What we found later:
Out in the wilder regions of experimentation are two productions whose investigations are as much in the staging as in the language. In Neil Watkins's The Darkroom from Gentle Giant Theatre Company, our greatest superheroes take centre-stage. And slug it out in duels. To the death. It's an ingenious premise. To reflect further that Neil turns to heroic couplets and iambic pentameters to investigate the shadows that keep company with us all, and in particular the shadow of HIV, and that director Karl Shiels and designer Sarah Jane Shiels mean to keep it very dark, is to feel something very exciting in the making. Peter Dunne's Before Colour from Wicked Angels investigates language as untruth, setting one young woman's denials against the incontrovertible evidence of her two sisters' self-harm. A staging with the fluidity of the colour spectrum is keeping pace here with the quicksilver changes in the dialogue.
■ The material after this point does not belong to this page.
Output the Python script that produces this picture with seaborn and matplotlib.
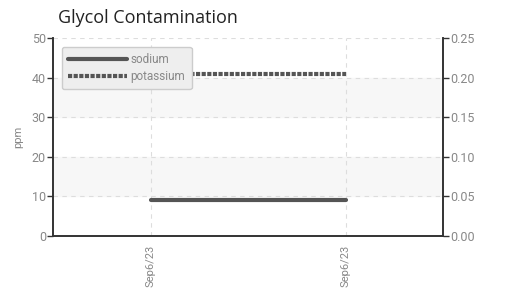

But no, that is still misleading and still sounds superhero-y!

This is better:
"After my first play's success, I managed to raise my profile, and the Fringe seemed a more viable option for me because I had a developed an audience for my work through Dublin's gay scene, and Alternative Miss Ireland and things, but I could tap in to the resources of the Fringe as well. My work isn't really mainstream [The Dark Room is about superheroes battling the villain of HIV] and it is frustrating trying to find support when there isn't really a place for it in Irish theatre, when theatres just want to do their Shakespeares and their Oscar Wildes. But the Fringe is happy to support the more edgy, non-conservative work that might not be seen in other contexts. The support that the Fringe gives you is practical too: even just being in the brochure cuts your PR cost immediately. Plus you're pretty much guaranteed at least one review in a national newspaper, and that's another vital thing. The reviews help you to sell your show if they are positive, but even if they are negative at least that's feedback, which you don't really get as a new company at any other time of the year."

Fair enough, he just wanted to get us in there. If it had been a more realistic write up, I still may have gone to it and just had a different level of disappointment, but wow, that was something! Can't wait to see what next year holds!